Astronaut Scott Kelly's identical twin pulled a fast one on NASA right before his brother blasted off on a one-year space station mission. NASA Administrator Charles Bolden told Kelly on Monday that he almost had a heart attack when his brother Mark showed up on launch morning last week without his usual mustache. "He fooled all of us, " Bolden said. Mark Kelly's mustache was "the only way I can tell you two apart."
Scott Kelly arrived at the International Space Station on Friday night following a launch from Kazakhstan. He will remain on board until next March, as will Russian cosmonaut Mikhail Kornienko. It will be NASA's longest spaceflight ever. "It's like coming to my old home, " said Scott Kelly, who spent five months at the space station in 2010-2011.
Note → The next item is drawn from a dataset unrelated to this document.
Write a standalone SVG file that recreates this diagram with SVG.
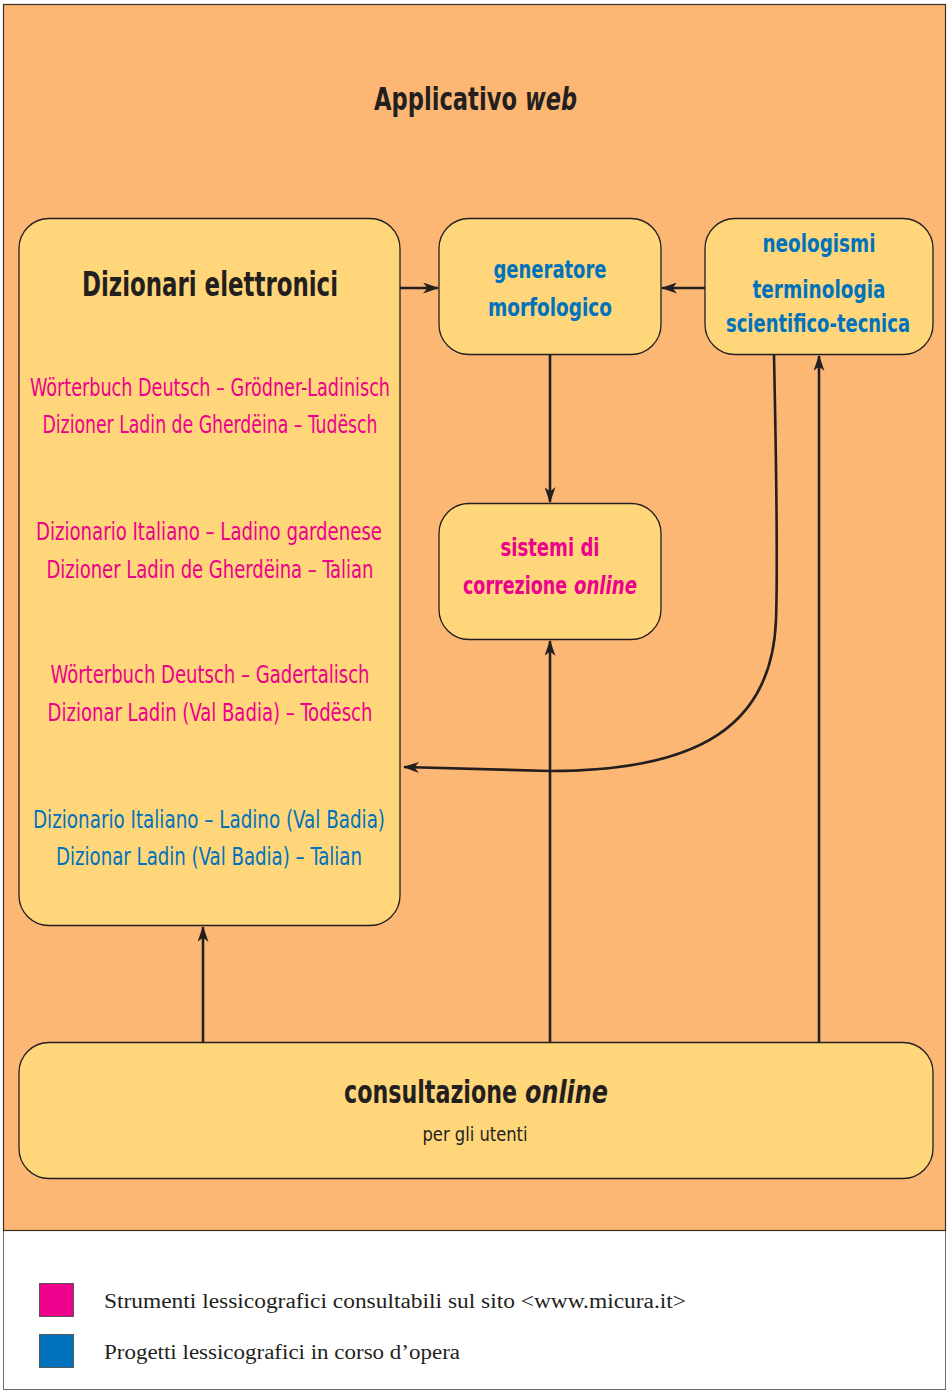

The White House, meanwhile, sent congratulations Monday. President Barack Obama's science adviser, John Holdren, wished Kelly, Kornienko and the rest of the crew the best of luck and noted that the yearlong mission is an important milestone on the path to sending humans to Mars in the mid-2030s. "You guys are all heroes up there, and we're depending on you, " Holdren said in a phone hookup.
Mark Kelly, meanwhile, paid tribute to the brothers' father, who stayed behind in Houston for last week's launch. Richard Kelly, a retired and widowed police officer, is the only parent to endure a child's rocket launch so many times — eight between the two. "He's been a trouper, " Mark said.